● Dataset section
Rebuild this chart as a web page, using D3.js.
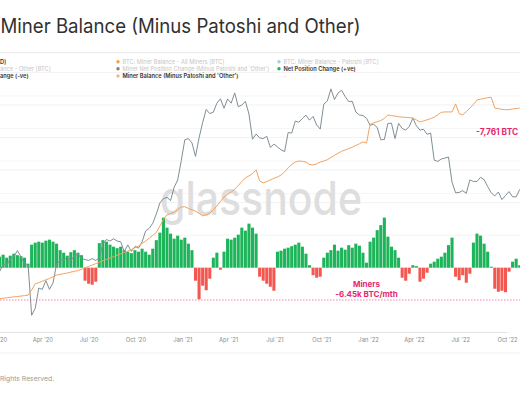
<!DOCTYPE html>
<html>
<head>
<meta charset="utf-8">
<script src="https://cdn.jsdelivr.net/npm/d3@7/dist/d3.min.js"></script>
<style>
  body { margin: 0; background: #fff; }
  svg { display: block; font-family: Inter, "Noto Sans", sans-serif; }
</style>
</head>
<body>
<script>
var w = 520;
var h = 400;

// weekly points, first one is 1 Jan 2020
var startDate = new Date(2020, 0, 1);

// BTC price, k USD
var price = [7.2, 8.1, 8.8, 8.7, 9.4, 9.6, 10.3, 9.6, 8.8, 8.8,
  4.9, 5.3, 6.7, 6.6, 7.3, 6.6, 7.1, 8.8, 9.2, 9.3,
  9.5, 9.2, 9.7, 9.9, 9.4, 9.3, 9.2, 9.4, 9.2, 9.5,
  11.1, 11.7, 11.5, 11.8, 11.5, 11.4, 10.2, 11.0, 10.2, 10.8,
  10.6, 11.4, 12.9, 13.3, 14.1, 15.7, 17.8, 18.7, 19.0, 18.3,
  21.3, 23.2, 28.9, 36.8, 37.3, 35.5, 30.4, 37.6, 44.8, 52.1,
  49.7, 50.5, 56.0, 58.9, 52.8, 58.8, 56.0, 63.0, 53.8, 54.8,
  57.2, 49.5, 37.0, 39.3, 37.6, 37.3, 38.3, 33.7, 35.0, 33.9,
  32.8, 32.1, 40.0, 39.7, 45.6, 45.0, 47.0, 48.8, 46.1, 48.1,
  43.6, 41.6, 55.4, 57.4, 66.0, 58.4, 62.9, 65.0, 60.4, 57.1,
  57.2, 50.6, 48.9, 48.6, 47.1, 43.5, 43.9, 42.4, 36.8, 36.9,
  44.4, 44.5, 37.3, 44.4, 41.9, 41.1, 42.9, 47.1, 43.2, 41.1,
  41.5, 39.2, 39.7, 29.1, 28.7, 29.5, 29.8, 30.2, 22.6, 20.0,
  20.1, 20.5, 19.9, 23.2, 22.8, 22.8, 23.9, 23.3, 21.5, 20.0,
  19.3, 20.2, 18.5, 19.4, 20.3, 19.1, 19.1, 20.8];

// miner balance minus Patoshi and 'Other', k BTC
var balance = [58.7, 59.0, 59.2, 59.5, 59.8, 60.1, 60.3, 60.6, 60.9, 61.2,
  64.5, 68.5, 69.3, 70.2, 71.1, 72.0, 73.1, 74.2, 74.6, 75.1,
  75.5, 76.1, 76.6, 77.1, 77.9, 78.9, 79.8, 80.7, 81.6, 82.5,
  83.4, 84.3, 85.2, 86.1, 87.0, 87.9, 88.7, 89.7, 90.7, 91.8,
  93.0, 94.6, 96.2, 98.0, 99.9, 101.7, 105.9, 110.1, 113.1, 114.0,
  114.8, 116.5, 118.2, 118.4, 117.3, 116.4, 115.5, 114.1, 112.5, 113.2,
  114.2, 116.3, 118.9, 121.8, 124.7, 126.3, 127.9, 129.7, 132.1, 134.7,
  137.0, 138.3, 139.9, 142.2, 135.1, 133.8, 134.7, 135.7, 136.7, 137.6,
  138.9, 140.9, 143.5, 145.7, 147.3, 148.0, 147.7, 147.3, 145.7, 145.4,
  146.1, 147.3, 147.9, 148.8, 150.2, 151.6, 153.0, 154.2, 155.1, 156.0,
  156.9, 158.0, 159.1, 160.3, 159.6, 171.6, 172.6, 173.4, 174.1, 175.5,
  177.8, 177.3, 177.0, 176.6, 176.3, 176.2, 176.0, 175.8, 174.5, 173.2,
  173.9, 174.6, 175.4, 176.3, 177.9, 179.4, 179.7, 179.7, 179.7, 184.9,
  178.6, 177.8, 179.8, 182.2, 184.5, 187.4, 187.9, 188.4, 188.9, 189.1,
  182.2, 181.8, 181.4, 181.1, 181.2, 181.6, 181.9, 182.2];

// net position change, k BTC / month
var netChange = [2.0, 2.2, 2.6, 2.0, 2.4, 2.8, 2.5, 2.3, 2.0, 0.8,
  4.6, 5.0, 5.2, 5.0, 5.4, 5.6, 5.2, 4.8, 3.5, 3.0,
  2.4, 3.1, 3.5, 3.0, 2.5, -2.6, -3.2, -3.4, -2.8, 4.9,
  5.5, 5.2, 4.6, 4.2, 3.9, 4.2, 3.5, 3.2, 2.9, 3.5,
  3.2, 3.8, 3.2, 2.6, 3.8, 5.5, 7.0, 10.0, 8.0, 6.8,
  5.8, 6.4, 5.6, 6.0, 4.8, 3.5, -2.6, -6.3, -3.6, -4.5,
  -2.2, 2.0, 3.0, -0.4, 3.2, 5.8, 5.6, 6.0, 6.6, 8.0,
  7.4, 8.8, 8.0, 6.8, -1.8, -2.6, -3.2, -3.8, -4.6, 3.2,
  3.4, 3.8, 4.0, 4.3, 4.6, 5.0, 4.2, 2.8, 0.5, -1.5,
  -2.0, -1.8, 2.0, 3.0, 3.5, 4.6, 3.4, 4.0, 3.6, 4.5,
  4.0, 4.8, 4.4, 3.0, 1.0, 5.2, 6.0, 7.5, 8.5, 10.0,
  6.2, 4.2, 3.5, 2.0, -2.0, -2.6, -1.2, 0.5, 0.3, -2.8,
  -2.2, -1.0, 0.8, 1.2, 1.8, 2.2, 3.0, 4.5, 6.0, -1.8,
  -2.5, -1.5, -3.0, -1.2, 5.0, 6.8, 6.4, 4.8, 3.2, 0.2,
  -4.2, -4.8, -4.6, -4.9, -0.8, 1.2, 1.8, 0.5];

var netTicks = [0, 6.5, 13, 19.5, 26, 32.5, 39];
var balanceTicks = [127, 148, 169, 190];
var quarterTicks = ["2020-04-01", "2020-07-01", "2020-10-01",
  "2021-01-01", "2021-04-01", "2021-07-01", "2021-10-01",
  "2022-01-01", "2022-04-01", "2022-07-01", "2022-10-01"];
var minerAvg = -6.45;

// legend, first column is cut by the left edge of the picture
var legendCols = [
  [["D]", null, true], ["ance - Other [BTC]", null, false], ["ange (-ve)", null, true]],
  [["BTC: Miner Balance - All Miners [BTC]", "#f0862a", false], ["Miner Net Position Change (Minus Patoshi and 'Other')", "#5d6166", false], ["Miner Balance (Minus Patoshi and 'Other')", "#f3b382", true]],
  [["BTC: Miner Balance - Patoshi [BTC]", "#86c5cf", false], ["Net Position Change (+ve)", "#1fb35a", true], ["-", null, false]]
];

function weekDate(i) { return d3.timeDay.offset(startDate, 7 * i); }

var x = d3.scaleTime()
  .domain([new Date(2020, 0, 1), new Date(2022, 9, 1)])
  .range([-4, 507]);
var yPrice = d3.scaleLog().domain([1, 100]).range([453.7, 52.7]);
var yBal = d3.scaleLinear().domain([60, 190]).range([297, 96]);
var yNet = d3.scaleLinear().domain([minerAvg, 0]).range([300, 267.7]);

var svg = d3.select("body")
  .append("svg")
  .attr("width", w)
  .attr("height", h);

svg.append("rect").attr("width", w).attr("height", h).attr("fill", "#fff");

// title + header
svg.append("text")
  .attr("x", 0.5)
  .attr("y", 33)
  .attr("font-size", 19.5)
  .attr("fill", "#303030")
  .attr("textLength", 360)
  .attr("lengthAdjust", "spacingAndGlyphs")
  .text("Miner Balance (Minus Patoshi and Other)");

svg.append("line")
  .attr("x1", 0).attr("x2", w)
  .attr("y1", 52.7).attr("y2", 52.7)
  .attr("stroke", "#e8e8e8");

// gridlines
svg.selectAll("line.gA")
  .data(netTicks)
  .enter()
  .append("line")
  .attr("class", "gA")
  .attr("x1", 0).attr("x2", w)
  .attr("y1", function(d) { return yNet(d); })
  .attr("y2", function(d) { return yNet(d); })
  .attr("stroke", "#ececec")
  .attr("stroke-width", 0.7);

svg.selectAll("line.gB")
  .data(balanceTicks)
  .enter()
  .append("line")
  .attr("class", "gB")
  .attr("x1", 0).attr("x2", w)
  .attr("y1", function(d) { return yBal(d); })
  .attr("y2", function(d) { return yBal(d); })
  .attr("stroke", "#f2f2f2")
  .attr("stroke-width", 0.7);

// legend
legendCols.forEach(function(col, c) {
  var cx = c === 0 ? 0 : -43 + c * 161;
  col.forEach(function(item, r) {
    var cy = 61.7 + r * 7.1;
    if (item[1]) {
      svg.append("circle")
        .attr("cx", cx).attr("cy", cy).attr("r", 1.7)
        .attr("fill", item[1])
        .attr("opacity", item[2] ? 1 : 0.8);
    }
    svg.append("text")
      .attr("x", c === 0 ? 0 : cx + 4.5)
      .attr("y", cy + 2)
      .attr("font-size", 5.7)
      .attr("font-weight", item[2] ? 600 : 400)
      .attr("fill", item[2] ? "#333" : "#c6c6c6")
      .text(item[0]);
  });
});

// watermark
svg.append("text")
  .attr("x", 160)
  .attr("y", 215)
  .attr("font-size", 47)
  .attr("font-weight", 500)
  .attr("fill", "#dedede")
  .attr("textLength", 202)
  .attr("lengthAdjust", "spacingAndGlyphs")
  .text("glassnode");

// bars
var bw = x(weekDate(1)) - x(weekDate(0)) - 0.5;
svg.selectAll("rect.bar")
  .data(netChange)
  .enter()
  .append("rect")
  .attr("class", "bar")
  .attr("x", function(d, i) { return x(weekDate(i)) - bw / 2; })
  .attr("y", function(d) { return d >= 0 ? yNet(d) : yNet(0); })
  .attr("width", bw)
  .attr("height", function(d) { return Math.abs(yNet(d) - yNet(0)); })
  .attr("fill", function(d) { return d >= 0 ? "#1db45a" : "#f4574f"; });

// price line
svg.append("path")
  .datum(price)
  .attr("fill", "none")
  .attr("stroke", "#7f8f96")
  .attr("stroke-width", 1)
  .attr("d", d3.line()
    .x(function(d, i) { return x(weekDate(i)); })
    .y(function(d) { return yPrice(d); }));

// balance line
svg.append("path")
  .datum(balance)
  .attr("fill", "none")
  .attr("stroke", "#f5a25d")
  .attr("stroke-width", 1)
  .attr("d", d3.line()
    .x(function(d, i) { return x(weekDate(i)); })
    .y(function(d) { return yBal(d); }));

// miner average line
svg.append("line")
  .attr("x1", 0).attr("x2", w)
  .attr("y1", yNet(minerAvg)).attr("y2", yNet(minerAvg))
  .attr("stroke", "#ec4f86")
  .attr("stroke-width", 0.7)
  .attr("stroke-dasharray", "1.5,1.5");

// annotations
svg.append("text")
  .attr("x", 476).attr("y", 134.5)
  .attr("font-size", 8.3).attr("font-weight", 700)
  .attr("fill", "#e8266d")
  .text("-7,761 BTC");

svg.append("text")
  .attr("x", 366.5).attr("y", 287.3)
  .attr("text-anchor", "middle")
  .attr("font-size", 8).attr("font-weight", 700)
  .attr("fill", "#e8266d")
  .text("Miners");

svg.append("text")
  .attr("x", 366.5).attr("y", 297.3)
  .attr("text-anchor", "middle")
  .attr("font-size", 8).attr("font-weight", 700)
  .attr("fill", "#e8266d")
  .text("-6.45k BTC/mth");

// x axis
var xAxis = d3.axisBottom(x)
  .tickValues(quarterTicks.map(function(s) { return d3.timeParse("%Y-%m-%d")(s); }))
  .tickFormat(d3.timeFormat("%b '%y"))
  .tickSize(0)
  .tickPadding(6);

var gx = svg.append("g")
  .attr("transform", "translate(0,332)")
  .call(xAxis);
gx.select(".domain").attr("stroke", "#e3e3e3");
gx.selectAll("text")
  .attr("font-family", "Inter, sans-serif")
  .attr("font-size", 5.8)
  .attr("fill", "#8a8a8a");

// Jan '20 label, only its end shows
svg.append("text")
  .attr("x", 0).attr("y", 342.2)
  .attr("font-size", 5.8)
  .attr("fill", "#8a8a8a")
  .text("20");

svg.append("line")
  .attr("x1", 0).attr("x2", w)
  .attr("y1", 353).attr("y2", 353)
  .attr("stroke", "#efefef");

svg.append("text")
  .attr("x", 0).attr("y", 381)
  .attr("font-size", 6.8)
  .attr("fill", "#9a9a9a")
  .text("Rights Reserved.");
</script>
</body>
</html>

● Written exercise
Without the pictures, return the listing above from its first line through the line that has "var startDate = new Date(2020, 0, 1);".

● Task response
Rebuild this chart as a web page, using D3.js.
<!DOCTYPE html>
<html>
<head>
<meta charset="utf-8">
<script src="https://cdn.jsdelivr.net/npm/d3@7/dist/d3.min.js"></script>
<style>
  body { margin: 0; background: #fff; }
  svg { display: block; font-family: Inter, "Noto Sans", sans-serif; }
</style>
</head>
<body>
<script>
var w = 520;
var h = 400;

// weekly points, first one is 1 Jan 2020
var startDate = new Date(2020, 0, 1);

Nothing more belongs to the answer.